By Russ Pankonin, The Imperial Republican
Nebraska’s prison system doesn’t rank top-of-mind with most of the state’s citizens. In fact, it doesn’t even come to my mind when I think about the quality of life we enjoy in this great state.
But unfortunately, that great quality of life could be put in jeopardy by an over-crowded and under-served prison population. Under-served, you ask?  Prisoners are in prison for a reason so why do they deserve any “services” at the taxpayers’ expense.
Last week, the Nebraska Ombudsman’s Office released a critical report of the Nebraska’s prison system, and more in particular, of the treatment or lack of for Nikko Jenkins .

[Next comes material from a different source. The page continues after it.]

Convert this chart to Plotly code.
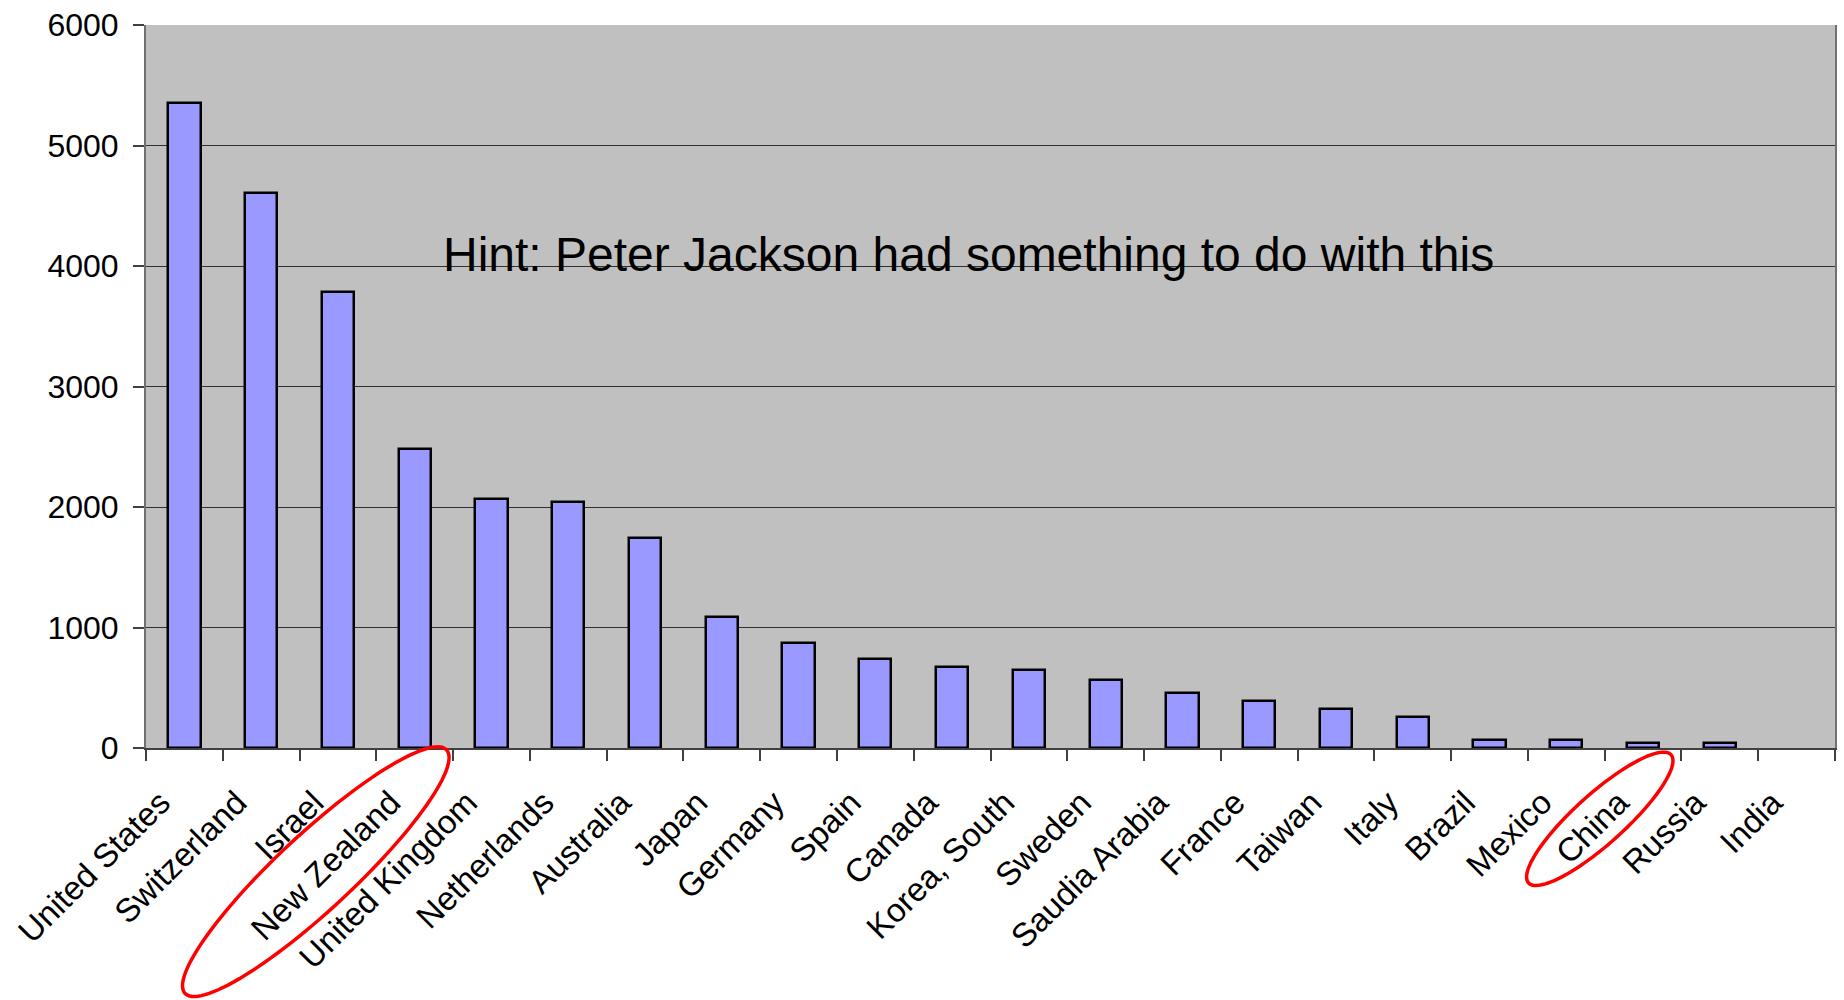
import numpy as np
import plotly.graph_objects as go

# Category labels (left to right) and bar heights
countries = [
    "United States", "Switzerland", "Israel", "New Zealand", "United Kingdom",
    "Netherlands", "Australia", "Japan", "Germany", "Spain", "Canada",
    "Korea, South", "Sweden", "Saudia Arabia", "France", "Taiwan", "Italy",
    "Brazil", "Mexico", "China", "Russia", "India",
]
values = [
    5350, 4610, 3785, 2480, 2065,
    2045, 1745, 1090, 870, 740, 670,
    650, 565, 455, 390, 325, 260,
    65, 65, 45, 45, 0,
]
y_ticks = [0, 1000, 2000, 3000, 4000, 5000, 6000]

W, H = 1844, 1000
M_L, M_R, M_T, M_B = 146, 7, 23, 252
PW, PH = W - M_L - M_R, H - M_T - M_B


def px_to_paper(px, py):
    return (px - M_L) / PW, (H - M_B - py) / PH


def ellipse_path(cx, cy, a, b, angle_deg, n=120):
    """Rotated ellipse given in pixel space, returned as an SVG path in paper units."""
    t = np.linspace(0, 2 * np.pi, n)
    th = np.deg2rad(angle_deg)
    xs = cx + a * np.cos(t) * np.cos(th) - b * np.sin(t) * np.sin(th)
    ys = cy - (a * np.cos(t) * np.sin(th) + b * np.sin(t) * np.cos(th))
    pts = [px_to_paper(x, y) for x, y in zip(xs, ys)]
    return "M " + " L ".join(f"{x:.5f},{y:.5f}" for x, y in pts) + " Z"


FONT = "Liberation Sans, Arial, sans-serif"

# empty categories get no outline so nothing is drawn for them
outline_widths = [2.5 if v > 0 else 0 for v in values]

fig = go.Figure(
    go.Bar(
        x=countries,
        y=values,
        width=0.42,
        marker=dict(color="#9999FF", line=dict(color="#000000", width=outline_widths)),
        hoverinfo="x+y",
    )
)

fig.update_layout(
    width=W,
    height=H,
    margin=dict(l=M_L, r=M_R, t=M_T, b=M_B, pad=0),
    paper_bgcolor="#FFFFFF",
    plot_bgcolor="#C0C0C0",
    showlegend=False,
    font=dict(family=FONT, size=32, color="#000000"),
    bargap=0,
)

fig.update_xaxes(
    type="category",
    range=[-0.5, len(countries) - 0.5],
    tickangle=-45,
    tickson="boundaries",
    ticks="outside",
    ticklen=11,
    tickwidth=1.5,
    tickcolor="#404040",
    ticklabelstandoff=20,
    ticklabelshift=-24,
    showline=True,
    linecolor="#404040",
    linewidth=2,
    mirror=False,
    showgrid=False,
    tickfont=dict(family=FONT, size=33, color="#000000"),
)

fig.update_yaxes(
    range=[0, 6000],
    tickvals=y_ticks,
    ticktext=[str(v) for v in y_ticks],
    ticks="outside",
    ticklen=11,
    tickwidth=1.5,
    tickcolor="#404040",
    ticklabelstandoff=8,
    showline=True,
    linecolor="#707070",
    linewidth=2,
    mirror=True,
    showgrid=True,
    gridcolor="#303030",
    gridwidth=1,
    zeroline=False,
    tickfont=dict(family=FONT, size=32, color="#000000"),
)

fig.add_annotation(
    text="Hint: Peter Jackson had something to do with this",
    xref="paper", yref="paper",
    x=px_to_paper(969.5, 0)[0], y=px_to_paper(0, 253)[1],
    xanchor="center", yanchor="middle",
    showarrow=False,
    font=dict(family=FONT, size=48, color="#000000"),
)

# Red rings drawn around two of the category labels
fig.add_shape(
    type="path", xref="paper", yref="paper",
    path=ellipse_path(316, 872, 179, 38, 43),
    line=dict(color="#FF0000", width=3.5),
)
fig.add_shape(
    type="path", xref="paper", yref="paper",
    path=ellipse_path(1601.5, 819, 96, 25, 42),
    line=dict(color="#FF0000", width=3.5),
)

fig.write_html("out.html")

The Ombudsman’s Office said Jenkins, a violent and mentally troubled inmate, spent the last two years of his sentence in disciplinary segregation, an isolation cell where inmates do not receive rehab for things like anger management and mental illness.
Within three weeks of his July 30 prison release, Jenkins allegedly committed four slayings in Omaha, including the random murder of a 33-year-old mother late at night after she got off work.
He went from 23 hours a day in an isolation cell to life back in the real world, a world he wasn’t equipped to handle mentally.
As the report pointed out, prisoners in need of treatment for mental illness, anger management, substance abuse, violence and sex offenses simply aren’t getting what’s needed.
Part of that has to do with what programs specific prisons offer.
The other part comes from the over-crowding in our state prison system.  As of Dec. 31, Nebraska’s prison system held 4,864 inmates, which is 53 percent over capacity.
Building more prisons isn’t the answer.
The governor is looking for ways to address the overcrowding by increasing the prisoner count at the McCook Work Ethic Camp, contracting with county jails and reducing the number of federal detainees in the Nebraska system.
As a society, we have become so “lock-up happy,” that our prisons are over-crowded. As a result, proper attention can’t be given to inmates ready for release to insure they get the training and support so they don’t re-offend.
Every time Nebraska releases a prisoner the likes of Nikko Jenkins with no transition training and support, our safety has been jeopardized.
We can’t take a “lock ’em up and throw away the key” attitude if we’re going to insure the safety of our citizens and the integrity of our prison system.